The term ‘hermeneutics’ originally referred to the means whereby biblical texts were interpreted. During the 20th century, hermeneutics was taken up and developed within the Continental philosophy tradition as an interpretative method for making sense of the world. It was understood that different philosophical positions would generate different types of hermeneutics—the characteristic way in which the method of interpretation would be applied. When considering the therapy field from this framework it would then be expected that its pluralistic nature would generate a set of different hermeneutics. The following list identifies the type of hermeneutics linked to each of the four ‘forces’, previously discussed, and how this maps onto the therapeutic relationship (with the caveat that this complex and nuanced matter is presented in a very simplified fashion).


  • Psychodynamic therapies and the hermeneutics of suspicion. Taking this interpretative position, nothing is what it seems to be on the surface. The therapeutic relationship is the means by which unconscious/hidden processes can be brought into the light of consciousness and thereby transformed.
  • Behaviouralist (later CBT) therapies and the hermeneutics of evidence. Making sense of the world is based on empirical evidence. In terms of the therapeutic relationship, the incontrovertible evidence base leads to an emphasis on developing a strong therapeutic alliance between therapist and client.
  • Humanistic therapies and the hermeneutics of love. Making sense of the world in the light of love leads to therapeutic relationships which focus on accepting and prizing the client.
  • Systemic/contextual therapies and the hermeneutics of context. Taking this interpretative position, the individual is understood in terms of their relationship to the wider setting.
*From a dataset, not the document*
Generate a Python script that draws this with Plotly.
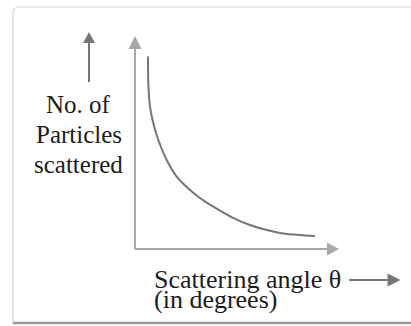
import plotly.graph_objects as go

# Schematic Rutherford scattering curve: number of scattered particles vs angle
theta_deg = [13, 13.3, 15, 18.3, 23.3, 31.7, 41.7, 55, 65, 71.7, 81.7, 98, 115, 131.7, 148, 165, 180]
particles = [96.2, 83, 71.2, 62.9, 54.5, 44.5, 36.2, 29.5, 25.5, 23.2, 20.2, 15.6, 12, 9.5, 7.8, 7, 6.5]

y_label_lines = ["No. of", "Particles", "scattered"]
x_label_lines = ["Scattering angle θ", "(in degrees)"]

W, H = 411, 326
SERIF = "Palatino Linotype, Book Antiqua, Palatino, Liberation Serif, serif"
AXIS_GREY = "#a8a8a8"
CURVE_GREY = "#767676"
TEXT = "#1c1c1c"

# axis extents in data units (origin at 0, 0)
X_END, X_TIP = 192, 204
Y_END, Y_TIP = 100, 106.5
X_HALF_HEAD, Y_HALF_HEAD = 6.5, 3.3


def px(x):
    return x / W


def py(y):
    return 1 - y / H


fig = go.Figure()

fig.add_trace(go.Scatter(
    x=theta_deg, y=particles, mode="lines",
    line=dict(color=CURVE_GREY, width=2, shape="spline", smoothing=0.6),
    hoverinfo="skip", showlegend=False,
))

shapes = []

# rounded card frame
r = 6
left, top, bottom, right = 13, 7, 323, 420
shapes.append(dict(
    type="path", xref="paper", yref="paper",
    path=(f"M {px(left)},{py(bottom)} L {px(left)},{py(top + r)} "
          f"Q {px(left)},{py(top)} {px(left + r)},{py(top)} L {px(right)},{py(top)}"),
    line=dict(color="#d6d6d6", width=1.2), layer="below",
))
shapes.append(dict(
    type="line", xref="paper", yref="paper",
    x0=px(left), x1=px(right), y0=py(bottom), y1=py(bottom),
    line=dict(color="#9a9a9a", width=2.5), layer="below",
))

# axes with arrow heads (data coordinates)
shapes.append(dict(type="line", xref="x", yref="y", x0=0, y0=0, x1=X_END, y1=0,
                   line=dict(color=AXIS_GREY, width=2)))
shapes.append(dict(type="line", xref="x", yref="y", x0=0, y0=0, x1=0, y1=Y_END,
                   line=dict(color=AXIS_GREY, width=2)))
shapes.append(dict(type="path", xref="x", yref="y",
                   path=f"M {X_END},{-Y_HALF_HEAD} L {X_TIP},0 L {X_END},{Y_HALF_HEAD} Z",
                   fillcolor=AXIS_GREY, line=dict(width=0)))
shapes.append(dict(type="path", xref="x", yref="y",
                   path=f"M {-X_HALF_HEAD},{Y_END} L 0,{Y_TIP} L {X_HALF_HEAD},{Y_END} Z",
                   fillcolor=AXIS_GREY, line=dict(width=0)))


def arrow(x0, y0, x1, y1, head_len, half_w, color, horizontal):
    """Shaft plus triangular head, in page pixels."""
    if horizontal:
        base = x1 - head_len
        shapes.append(dict(type="line", xref="paper", yref="paper",
                           x0=px(x0), y0=py(y0), x1=px(base), y1=py(y1),
                           line=dict(color=color, width=2)))
        shapes.append(dict(type="path", xref="paper", yref="paper",
                           path=(f"M {px(base)},{py(y1 - half_w)} L {px(x1)},{py(y1)} "
                                 f"L {px(base)},{py(y1 + half_w)} Z"),
                           fillcolor=color, line=dict(width=0)))
    else:
        base = y1 + head_len
        shapes.append(dict(type="line", xref="paper", yref="paper",
                           x0=px(x0), y0=py(y0), x1=px(x1), y1=py(base),
                           line=dict(color=color, width=2)))
        shapes.append(dict(type="path", xref="paper", yref="paper",
                           path=(f"M {px(x1 - half_w)},{py(base)} L {px(x1)},{py(y1)} "
                                 f"L {px(x1 + half_w)},{py(base)} Z"),
                           fillcolor=color, line=dict(width=0)))


# direction arrows next to the axis captions
arrow(89, 82, 89, 32, 11, 6, CURVE_GREY, horizontal=False)
arrow(349, 280, 400.5, 280, 13, 6.5, CURVE_GREY, horizontal=True)

annotations = []
for i, t in enumerate(y_label_lines):
    annotations.append(dict(
        text=t, xref="paper", yref="paper", x=px(78.5), y=py(105 + 29.5 * i),
        xanchor="center", yanchor="middle", showarrow=False,
        font=dict(family=SERIF, size=25, color=TEXT),
    ))
for i, t in enumerate(x_label_lines):
    annotations.append(dict(
        text=t, xref="paper", yref="paper", x=px(152), y=py(279 + 20.5 * i),
        xanchor="left", yanchor="middle", showarrow=False,
        font=dict(family=SERIF, size=26, color=TEXT),
    ))

fig.update_layout(
    width=W, height=H,
    margin=dict(l=0, r=0, t=0, b=0),
    paper_bgcolor="white", plot_bgcolor="white",
    xaxis=dict(range=[-135, W - 135], visible=False, fixedrange=True),
    yaxis=dict(range=[(249 - H) / 2, 249 / 2], visible=False, fixedrange=True),
    shapes=shapes, annotations=annotations,
    showlegend=False,
)

fig.write_html("out.html")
In terms of the therapeutic relationship, it is both the means of illuminating how the client is operating within a wider system (e.g. systemic psychotherapy) and/or the trusted arena where the client can explore the impact of social context (e.g. feminist psychotherapy).

What happens if we now apply this hermeneutical framing to CSJT, with its view of human beings not as individuals but as members of particular identity groups that are understood to be either oppressor or oppressed? First, its interpretative method is self-evidently characterised by the hermeneutics of oppression. Second, applying this type of hermeneutics in the context of counselling and psychotherapy illuminates the profoundly anti-therapeutic nature of CSJT. It becomes immediately apparent that the encounter between therapist and client cannot be a vehicle for therapeutic processes.

This difference is predicated on the way in which the therapist and client will be primarily understood as members of either an oppressed or oppressor identity group. The hermeneutics of oppression means that all human interactions—and there can be no exceptions—are characterised by the power dynamics operating across differently positioned identity groups. The focus of the work can only be on interrogating the ensuing power relationships (which is a cynical variation on the hermeneutics of suspicion). In other words, the work will devolve to the problematising of the relationship between therapist and client rather than the relationship serving any therapeutic goal. Even if both therapist and client are nominally members of the same identity group, the hermeneutics of oppression would only allow for a transactional relationship in service to its goal—the disruption of dominant systems of power. Consequently, the meeting between therapist and client is no longer therapeutic in the way that the four ‘forces’ of counselling and psychotherapy would recognise. The theoretical, conceptual, and philosophical underpinnings of CSJT are not compatible with the practice of therapy. Its hermeneutics of oppression undermines the ground on which counselling and psychotherapy stand. Therefore, on this basis, it cannot be successfully integrated into the field."